Creo que tendría entre 17 y 19 años cuando leí por primera vez Los premios de Julio Cortázar. Me pareció fantástica, especialmente los monólogos de Persio, las dulces ingenuidades del pequeño Jorge, la inquietante iniciación sexual de Felipe, en fin, todo escrito con esa prosa frondosa, y esa discreción exquisita del narrador omnisciente.
Ya pasaron bastantes años de aquella lectura juvenil, vuelvo a enfrentar el texto y no ocurrió la magia de la primera vez. Esta vez me resultó aburrida, incluso frívola. Eso sí, la técnica con que fue escrita está fuera de todo reproche. Inútiles las alegorías y rancias interpretaciones, la lucha de los personajes de cruzar de la popa a la proa del barco ante una arbitraria y misteriosa prohibición no alcanza para componer teorías existenciales sobre la otredad y los que buscan transgredir la realidad, trascenderla. Mas que nada quedan los insignificantes diálogos de sujetos que no hacen más que estar sentados fumando.
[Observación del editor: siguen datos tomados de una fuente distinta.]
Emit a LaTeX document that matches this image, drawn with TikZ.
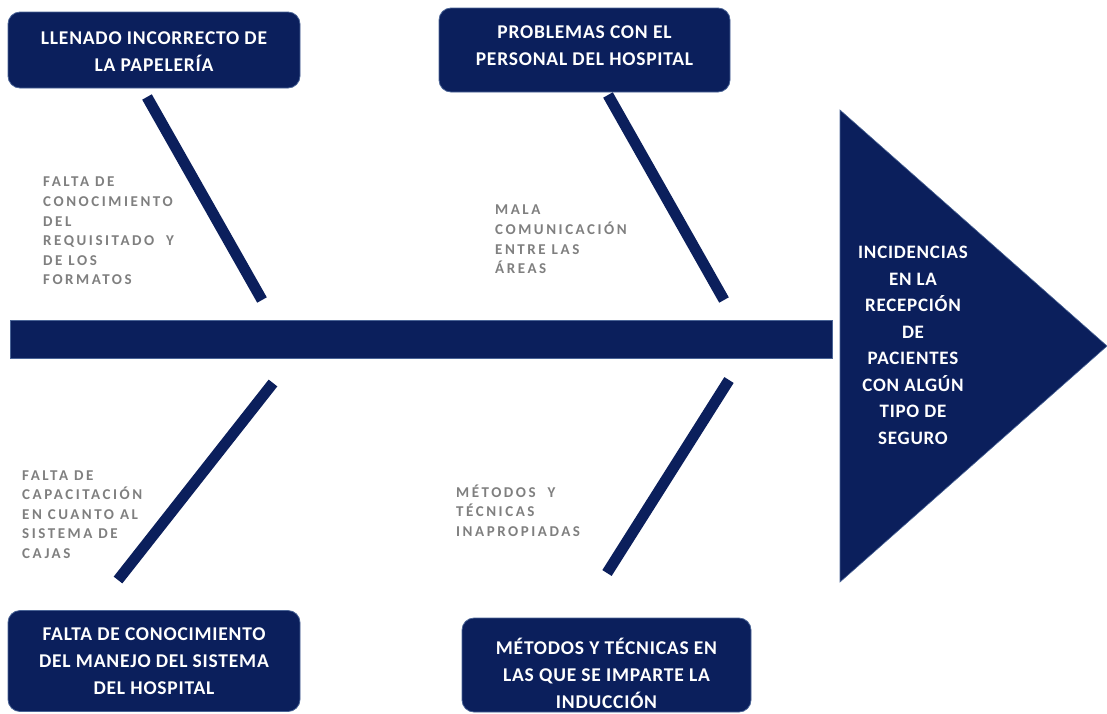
\documentclass[tikz,border=0pt]{standalone}
\usepackage{fontspec}
\setmainfont{Carlito}
\newfontfamily\grayfont[LetterSpace=17]{Carlito}
\newfontfamily\whitefont[LetterSpace=4]{Carlito}
\definecolor{navy}{HTML}{0B1F5C}
\definecolor{navyedge}{HTML}{4A6496}
\definecolor{labelgray}{HTML}{7F7F7F}
\begin{document}
\begin{tikzpicture}[x=1pt,y=-1pt,
  box/.style={fill=navy,draw=navyedge,line width=0.8pt,rounded corners=12pt,inner sep=0pt},
  boxtext/.style={text=white,align=center,font=\whitefont\bfseries\fontsize{19.5}{27}\selectfont,inner sep=0pt},
  graytext/.style={text=labelgray,align=left,anchor=west,inner sep=0pt,font=\grayfont\bfseries\fontsize{15}{19.6}\selectfont},
  bone/.style={draw=navy,line width=11pt},
]
\useasboundingbox (0,0) rectangle (1107,713);
% spine
\node[fill=navy,draw=navyedge,line width=0.6pt,minimum width=822pt,minimum height=38pt,inner sep=0pt] (spine) at (421,339) {};
% head
\coordinate (h1) at (840,110);
\coordinate (h2) at (1107,346);
\coordinate (h3) at (840,582);
\fill[navy,draw=navyedge,line width=0.6pt] (h1) -- (h2) -- (h3) -- cycle;
\node[text=white,align=center,inner sep=0pt,font=\whitefont\bfseries\fontsize{19}{26.5}\selectfont] (effect) at (913,345.5)
 {INCIDENCIAS\\EN LA\\RECEPCIÓN\\DE\\PACIENTES\\CON ALGÚN\\TIPO DE\\SEGURO};
% boxes
\node[box,minimum width=292pt,minimum height=76pt] (b1) at (154,50) {};
\node[boxtext] (t1) at (154,51.5) {LLENADO INCORRECTO DE\\LA PAPELERÍA};
\node[box,minimum width=291pt,minimum height=84pt] (b2) at (584.5,50) {};
\node[boxtext] (t2) at (584.5,45.5) {PROBLEMAS CON EL\\PERSONAL DEL HOSPITAL};
\node[box,minimum width=292pt,minimum height=101pt] (b3) at (154,661) {};
\node[boxtext] (t3) at (154,661) {FALTA DE CONOCIMIENTO\\DEL MANEJO DEL SISTEMA\\DEL HOSPITAL};
\node[box,minimum width=289pt,minimum height=94pt] (b4) at (606.5,665) {};
\node[boxtext] (t4) at (606.5,673) {MÉTODOS Y TÉCNICAS EN\\LAS QUE SE IMPARTE LA\\INDUCCIÓN};
% bones
\coordinate (a1) at (147,97);  \coordinate (a2) at (262,300);
\coordinate (c1) at (608,95);  \coordinate (c2) at (724,300);
\coordinate (d1) at (273,383); \coordinate (d2) at (118,580);
\coordinate (e1) at (729,380); \coordinate (e2) at (607,573);
\draw[bone] (a1) -- (a2);
\draw[bone] (c1) -- (c2);
\draw[bone] (d1) -- (d2);
\draw[bone] (e1) -- (e2);
% cause labels
\node[graytext] (l1) at (43,231) {FALTA DE\\CONOCIMIENTO\\DEL\\REQUISITADO~~Y\\DE LOS\\FORMATOS};
\node[graytext] (l2) at (495,239.5) {MALA\\COMUNICACIÓN\\ENTRE LAS\\ÁREAS};
\node[graytext] (l3) at (22,514.5) {FALTA DE\\CAPACITACIÓN\\EN CUANTO AL\\SISTEMA DE\\CAJAS};
\node[graytext] (l4) at (456,510.5) {MÉTODOS~~Y\\TÉCNICAS\\INAPROPIADAS};
\end{tikzpicture}
\end{document}
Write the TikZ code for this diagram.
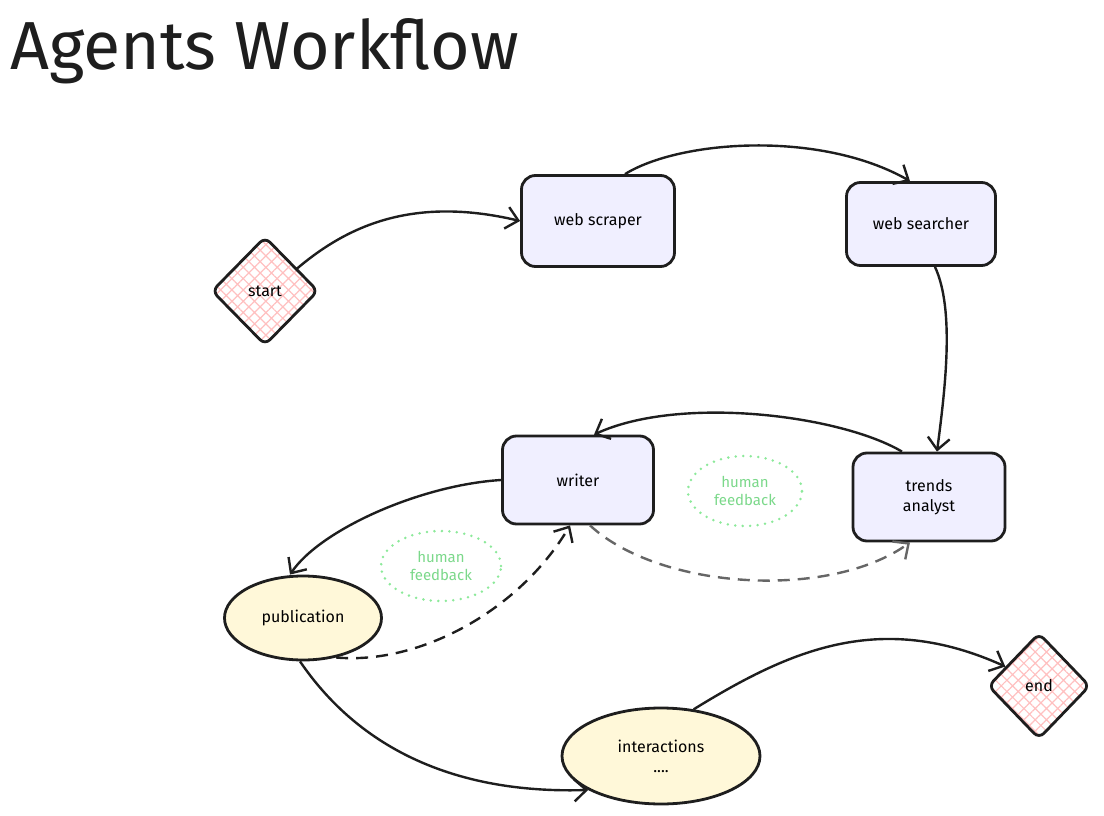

Pero hay un elemento que ahora me ha llamado la atención, uno que no fue relevante, apenas incidental durante mi primera lectura, se trata del presunto brote de tifus en el barco, y que justificaba el aislamiento de los pasajeros en una parte del barco. Escribo esto durante el segundo semestre de 2020, en circunstancias en que la nueva cautividad en que vivimos se antoja semejante a la de los pasajeros del Malcom, unos tan conformes y resignados, otros tan furiosos e iconoclastas, así son los pequeños ecosistemas que tan bien sabe construir Cortázar en sus obras.